Hearing a certain song is often enough to transport you back to a different time and a different place, effortlessly time travelling through the power of music. When the opening guitar refrain of Spiritwalker chimed around the hall, the vision of a show 35 years ago at Tiffany’s in Newcastle sprang to mind where The Cult first played supporting their debut album Dreamtime. A lot of time has passed but the memory remains.
The Cult have certainly come a long way since then. Big hit singles that defined an era, multi-million selling Platinum albums and huge stadium tours, not to mention a catalogue of music that has constantly evolved and pushed musical boundaries. The Cult are certainly a one off and they are also a devastatingly potent live act.
While half of Newcastle was over at Exhibition Park for the This Is Tomorrow Festival, The Sage was also packed for a unique one-off show by The Cult to celebrate the 30th anniversary of their mega-seller Sonic Temple.
For the first half of the show it was 100% Sonic Temple from the opener Sun King to Automatic Blues and everything in between including the big hits Sweet Soul Sister, Firewoman and Edie (Cia Baby). For the fans, hearing rare takes on Automatic Blues and American Horse was worth the price of admission alone while the atmospheric keyboards of Damon Fox added an extra dimension to The Cult’s sound on Soul Asylum.
Lead singer, Ian Astbury, cut a fine swaggering figure, dressed in black with a pair of shades permanently affixed to his face living up to his Wolf Child persona, with a voice that has retained its edge and power over the years whereas his foil, Billy Duffy pulled every shape in the guitar hero book while delivering the riffs and solos on which The Cult’s greatest songs are built.
As Astbury announced “that’s all from Sonic Temple as the others are dodgy” meaning the rest of the set was a mix of songs from right across their career including Rise and American Gothic from their millennium busting album Beyond Good and Evil and Saints Are Down from their self-titled 1994 release.

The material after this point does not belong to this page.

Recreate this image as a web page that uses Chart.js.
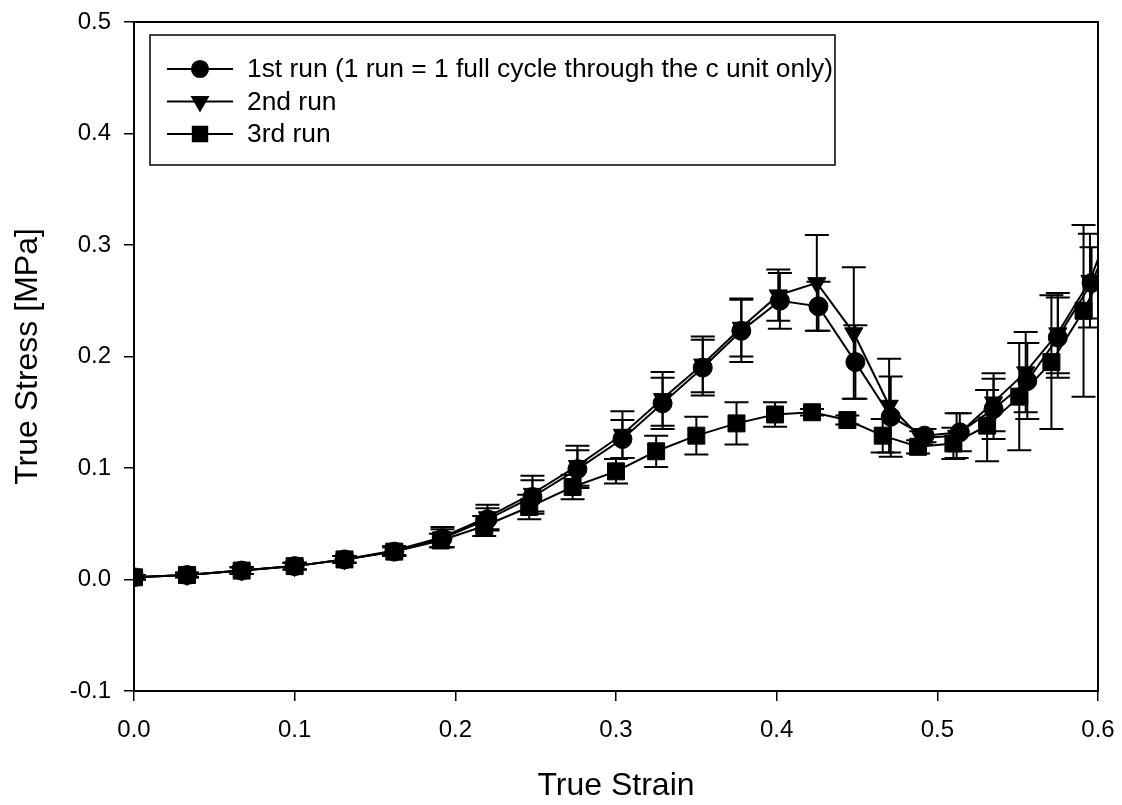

Dipping back deep into their past saw the aforementioned Spiritwalker and the wah wah heavy, The Phoenix prime the crowd ready for the big hits She Sells Sanctuary and Rain before Love Removal Machine left the crowd breathless and absolutely ecstatic.
During the show Ian Astbury jokingly thanked the crowd for choosing The Cult over the Stereophonics over at Exhibition Park, “after all we are a better band” and you just can’t argue with that.